— START OF PROVIDED ENTRIES —

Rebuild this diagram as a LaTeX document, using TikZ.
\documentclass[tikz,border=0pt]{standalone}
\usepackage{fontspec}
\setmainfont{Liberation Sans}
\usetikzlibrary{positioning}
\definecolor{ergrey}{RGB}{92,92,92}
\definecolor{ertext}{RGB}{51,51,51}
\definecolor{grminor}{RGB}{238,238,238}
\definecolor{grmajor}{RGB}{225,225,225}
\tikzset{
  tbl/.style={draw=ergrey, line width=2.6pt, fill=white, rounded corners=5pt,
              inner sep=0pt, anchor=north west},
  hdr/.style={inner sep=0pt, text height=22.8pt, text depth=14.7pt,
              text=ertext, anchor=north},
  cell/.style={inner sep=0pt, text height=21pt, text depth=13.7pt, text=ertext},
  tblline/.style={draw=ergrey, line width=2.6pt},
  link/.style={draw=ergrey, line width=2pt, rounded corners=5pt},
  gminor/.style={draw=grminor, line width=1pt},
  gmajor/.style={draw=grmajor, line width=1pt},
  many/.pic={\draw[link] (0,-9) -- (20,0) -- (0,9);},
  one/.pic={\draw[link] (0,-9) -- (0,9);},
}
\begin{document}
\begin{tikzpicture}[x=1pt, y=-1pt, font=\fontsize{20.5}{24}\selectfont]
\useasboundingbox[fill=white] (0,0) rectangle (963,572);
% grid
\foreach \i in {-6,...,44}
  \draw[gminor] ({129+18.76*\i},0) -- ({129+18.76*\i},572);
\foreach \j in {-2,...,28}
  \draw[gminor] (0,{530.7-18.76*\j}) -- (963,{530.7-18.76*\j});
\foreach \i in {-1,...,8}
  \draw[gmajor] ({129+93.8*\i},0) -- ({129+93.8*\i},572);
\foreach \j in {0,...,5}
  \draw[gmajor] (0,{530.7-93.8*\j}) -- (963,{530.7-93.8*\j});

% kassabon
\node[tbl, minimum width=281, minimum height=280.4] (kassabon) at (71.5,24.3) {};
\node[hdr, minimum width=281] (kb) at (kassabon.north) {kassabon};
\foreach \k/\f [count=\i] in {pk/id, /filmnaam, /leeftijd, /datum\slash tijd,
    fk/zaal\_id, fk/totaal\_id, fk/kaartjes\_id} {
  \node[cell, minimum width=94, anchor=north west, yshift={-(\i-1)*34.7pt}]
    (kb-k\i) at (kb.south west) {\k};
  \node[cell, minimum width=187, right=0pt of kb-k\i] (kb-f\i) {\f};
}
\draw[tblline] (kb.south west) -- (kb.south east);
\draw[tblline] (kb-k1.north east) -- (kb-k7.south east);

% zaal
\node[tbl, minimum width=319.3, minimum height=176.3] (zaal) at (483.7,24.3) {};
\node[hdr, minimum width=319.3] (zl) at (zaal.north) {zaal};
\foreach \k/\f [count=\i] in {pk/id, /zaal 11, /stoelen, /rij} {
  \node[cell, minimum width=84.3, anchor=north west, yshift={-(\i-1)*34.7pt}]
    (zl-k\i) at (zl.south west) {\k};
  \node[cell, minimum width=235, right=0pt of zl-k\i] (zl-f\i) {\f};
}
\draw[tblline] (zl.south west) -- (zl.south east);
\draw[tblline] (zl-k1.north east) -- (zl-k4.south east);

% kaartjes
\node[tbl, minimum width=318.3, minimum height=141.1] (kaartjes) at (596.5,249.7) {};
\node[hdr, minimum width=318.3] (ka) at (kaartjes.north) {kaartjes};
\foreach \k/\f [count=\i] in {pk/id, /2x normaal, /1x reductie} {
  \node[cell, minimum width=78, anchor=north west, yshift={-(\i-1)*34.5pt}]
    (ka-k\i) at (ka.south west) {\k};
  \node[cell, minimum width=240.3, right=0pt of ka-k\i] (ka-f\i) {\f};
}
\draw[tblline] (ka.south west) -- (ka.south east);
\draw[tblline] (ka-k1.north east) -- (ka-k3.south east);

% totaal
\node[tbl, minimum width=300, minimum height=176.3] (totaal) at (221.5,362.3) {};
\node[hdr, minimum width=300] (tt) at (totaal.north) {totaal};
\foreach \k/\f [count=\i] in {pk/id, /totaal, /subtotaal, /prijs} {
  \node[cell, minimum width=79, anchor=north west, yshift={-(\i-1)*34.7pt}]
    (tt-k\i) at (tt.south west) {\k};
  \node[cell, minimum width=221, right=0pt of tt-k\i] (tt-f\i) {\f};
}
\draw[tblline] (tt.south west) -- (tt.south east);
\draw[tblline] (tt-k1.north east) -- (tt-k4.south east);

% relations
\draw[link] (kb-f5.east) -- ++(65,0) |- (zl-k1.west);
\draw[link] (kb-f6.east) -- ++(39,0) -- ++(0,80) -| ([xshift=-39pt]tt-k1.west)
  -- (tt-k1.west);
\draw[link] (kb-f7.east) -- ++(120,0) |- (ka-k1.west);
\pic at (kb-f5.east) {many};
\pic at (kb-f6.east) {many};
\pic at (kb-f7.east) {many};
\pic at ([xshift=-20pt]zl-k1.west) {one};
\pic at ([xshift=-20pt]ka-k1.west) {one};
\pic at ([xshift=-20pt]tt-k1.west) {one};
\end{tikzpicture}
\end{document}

— END OF PROVIDED ENTRIES —
— START OF PROVIDED ENTRIES —

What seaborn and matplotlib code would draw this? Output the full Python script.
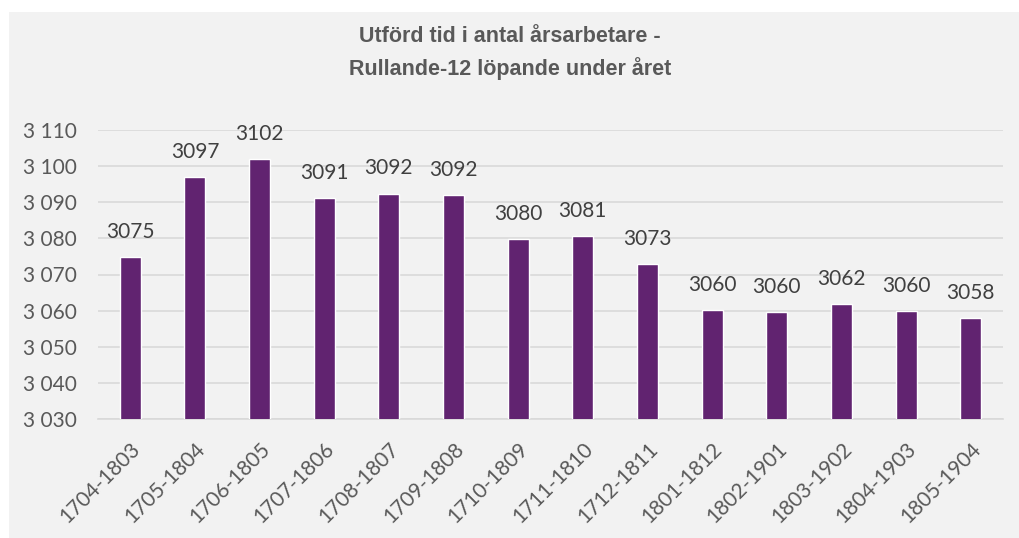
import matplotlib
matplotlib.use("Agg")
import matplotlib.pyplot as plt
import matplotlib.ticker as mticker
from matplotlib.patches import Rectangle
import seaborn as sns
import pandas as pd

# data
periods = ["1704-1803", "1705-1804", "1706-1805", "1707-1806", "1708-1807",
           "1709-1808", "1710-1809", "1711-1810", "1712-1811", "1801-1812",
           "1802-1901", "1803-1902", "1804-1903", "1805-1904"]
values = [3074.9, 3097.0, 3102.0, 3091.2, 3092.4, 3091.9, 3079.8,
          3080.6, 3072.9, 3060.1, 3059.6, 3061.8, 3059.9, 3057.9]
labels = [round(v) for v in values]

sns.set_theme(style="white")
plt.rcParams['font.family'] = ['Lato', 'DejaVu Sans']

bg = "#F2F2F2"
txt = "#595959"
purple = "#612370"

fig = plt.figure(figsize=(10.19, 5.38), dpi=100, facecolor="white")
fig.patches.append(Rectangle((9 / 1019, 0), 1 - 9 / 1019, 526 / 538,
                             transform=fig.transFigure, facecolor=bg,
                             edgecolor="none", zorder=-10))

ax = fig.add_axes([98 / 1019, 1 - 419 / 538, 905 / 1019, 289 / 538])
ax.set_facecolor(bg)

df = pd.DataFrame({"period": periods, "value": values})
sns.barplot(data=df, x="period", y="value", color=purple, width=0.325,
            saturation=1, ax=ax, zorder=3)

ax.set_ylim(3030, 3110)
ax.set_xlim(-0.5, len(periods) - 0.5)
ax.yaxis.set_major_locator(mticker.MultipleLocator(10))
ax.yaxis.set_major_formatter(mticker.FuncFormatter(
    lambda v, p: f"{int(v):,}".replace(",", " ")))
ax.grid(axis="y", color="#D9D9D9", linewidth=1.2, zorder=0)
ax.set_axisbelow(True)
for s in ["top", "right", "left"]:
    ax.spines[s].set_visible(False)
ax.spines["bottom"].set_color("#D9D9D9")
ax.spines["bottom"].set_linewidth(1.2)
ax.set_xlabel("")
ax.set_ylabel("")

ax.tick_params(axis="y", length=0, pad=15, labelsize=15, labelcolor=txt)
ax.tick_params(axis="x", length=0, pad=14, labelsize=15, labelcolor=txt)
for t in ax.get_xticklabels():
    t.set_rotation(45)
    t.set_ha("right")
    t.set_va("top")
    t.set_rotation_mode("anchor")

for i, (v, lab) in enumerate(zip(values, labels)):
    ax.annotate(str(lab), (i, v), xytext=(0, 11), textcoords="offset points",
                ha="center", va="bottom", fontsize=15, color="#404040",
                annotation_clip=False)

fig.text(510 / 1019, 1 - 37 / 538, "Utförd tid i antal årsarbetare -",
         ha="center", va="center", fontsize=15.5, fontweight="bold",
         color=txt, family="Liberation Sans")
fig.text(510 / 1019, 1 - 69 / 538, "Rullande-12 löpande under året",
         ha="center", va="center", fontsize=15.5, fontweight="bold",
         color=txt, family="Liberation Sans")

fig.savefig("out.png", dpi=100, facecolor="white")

— END OF PROVIDED ENTRIES —
— START OF PROVIDED ENTRIES —

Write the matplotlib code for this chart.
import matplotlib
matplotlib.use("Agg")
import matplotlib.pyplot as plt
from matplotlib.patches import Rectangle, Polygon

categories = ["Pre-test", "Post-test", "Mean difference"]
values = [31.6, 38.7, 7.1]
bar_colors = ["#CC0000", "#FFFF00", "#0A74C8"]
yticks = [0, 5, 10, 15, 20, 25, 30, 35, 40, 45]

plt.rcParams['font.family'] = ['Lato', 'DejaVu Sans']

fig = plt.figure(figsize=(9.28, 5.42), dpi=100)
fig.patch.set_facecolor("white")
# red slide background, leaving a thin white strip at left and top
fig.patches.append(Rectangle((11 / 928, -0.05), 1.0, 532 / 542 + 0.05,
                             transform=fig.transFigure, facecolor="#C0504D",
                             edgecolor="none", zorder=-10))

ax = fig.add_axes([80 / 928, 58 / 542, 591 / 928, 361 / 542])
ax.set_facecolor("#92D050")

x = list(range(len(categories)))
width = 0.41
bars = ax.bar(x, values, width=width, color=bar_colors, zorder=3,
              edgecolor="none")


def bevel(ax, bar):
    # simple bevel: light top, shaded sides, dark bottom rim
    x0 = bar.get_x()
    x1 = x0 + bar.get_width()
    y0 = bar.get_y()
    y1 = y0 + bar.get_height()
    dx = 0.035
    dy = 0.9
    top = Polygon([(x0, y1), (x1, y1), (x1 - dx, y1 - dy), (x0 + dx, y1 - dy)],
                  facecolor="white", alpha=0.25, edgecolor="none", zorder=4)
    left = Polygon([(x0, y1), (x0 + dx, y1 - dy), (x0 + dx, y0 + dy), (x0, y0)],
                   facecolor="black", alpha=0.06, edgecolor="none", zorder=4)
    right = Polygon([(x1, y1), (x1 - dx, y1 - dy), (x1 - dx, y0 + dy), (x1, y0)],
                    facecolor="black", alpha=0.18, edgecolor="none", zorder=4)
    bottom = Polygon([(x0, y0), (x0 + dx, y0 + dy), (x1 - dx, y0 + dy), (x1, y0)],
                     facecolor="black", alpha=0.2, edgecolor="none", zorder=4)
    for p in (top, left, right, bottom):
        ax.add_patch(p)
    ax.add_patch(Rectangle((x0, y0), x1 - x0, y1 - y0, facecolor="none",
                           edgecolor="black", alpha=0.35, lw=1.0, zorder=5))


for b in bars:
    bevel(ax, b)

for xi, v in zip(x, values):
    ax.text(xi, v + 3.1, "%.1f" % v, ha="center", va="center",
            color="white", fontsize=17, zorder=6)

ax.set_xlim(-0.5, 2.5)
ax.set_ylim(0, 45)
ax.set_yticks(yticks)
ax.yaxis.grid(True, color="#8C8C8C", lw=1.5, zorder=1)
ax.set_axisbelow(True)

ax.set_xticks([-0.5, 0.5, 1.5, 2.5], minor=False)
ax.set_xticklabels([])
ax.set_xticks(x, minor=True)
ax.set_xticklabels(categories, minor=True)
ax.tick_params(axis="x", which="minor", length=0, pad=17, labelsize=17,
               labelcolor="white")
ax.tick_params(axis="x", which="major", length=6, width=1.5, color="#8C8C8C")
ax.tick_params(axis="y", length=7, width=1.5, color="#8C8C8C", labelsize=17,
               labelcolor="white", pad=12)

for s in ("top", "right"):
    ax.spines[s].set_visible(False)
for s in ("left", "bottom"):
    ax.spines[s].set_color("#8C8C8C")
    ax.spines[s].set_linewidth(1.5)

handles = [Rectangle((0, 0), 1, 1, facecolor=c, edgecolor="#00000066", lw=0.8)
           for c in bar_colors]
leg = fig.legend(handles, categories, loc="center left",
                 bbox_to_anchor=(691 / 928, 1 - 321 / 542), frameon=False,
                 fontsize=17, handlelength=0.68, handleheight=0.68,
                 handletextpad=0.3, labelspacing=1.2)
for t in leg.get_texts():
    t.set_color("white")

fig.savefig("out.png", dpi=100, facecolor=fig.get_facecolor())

— END OF PROVIDED ENTRIES —

Reproduce the data above exactly, but only from the line containing "What seaborn and" through the line containing "ax.set_facecolor(bg)"; skip the pictures.

What seaborn and matplotlib code would draw this? Output the full Python script.
import matplotlib
matplotlib.use("Agg")
import matplotlib.pyplot as plt
import matplotlib.ticker as mticker
from matplotlib.patches import Rectangle
import seaborn as sns
import pandas as pd

# data
periods = ["1704-1803", "1705-1804", "1706-1805", "1707-1806", "1708-1807",
           "1709-1808", "1710-1809", "1711-1810", "1712-1811", "1801-1812",
           "1802-1901", "1803-1902", "1804-1903", "1805-1904"]
values = [3074.9, 3097.0, 3102.0, 3091.2, 3092.4, 3091.9, 3079.8,
          3080.6, 3072.9, 3060.1, 3059.6, 3061.8, 3059.9, 3057.9]
labels = [round(v) for v in values]

sns.set_theme(style="white")
plt.rcParams['font.family'] = ['Lato', 'DejaVu Sans']

bg = "#F2F2F2"
txt = "#595959"
purple = "#612370"

fig = plt.figure(figsize=(10.19, 5.38), dpi=100, facecolor="white")
fig.patches.append(Rectangle((9 / 1019, 0), 1 - 9 / 1019, 526 / 538,
                             transform=fig.transFigure, facecolor=bg,
                             edgecolor="none", zorder=-10))

ax = fig.add_axes([98 / 1019, 1 - 419 / 538, 905 / 1019, 289 / 538])
ax.set_facecolor(bg)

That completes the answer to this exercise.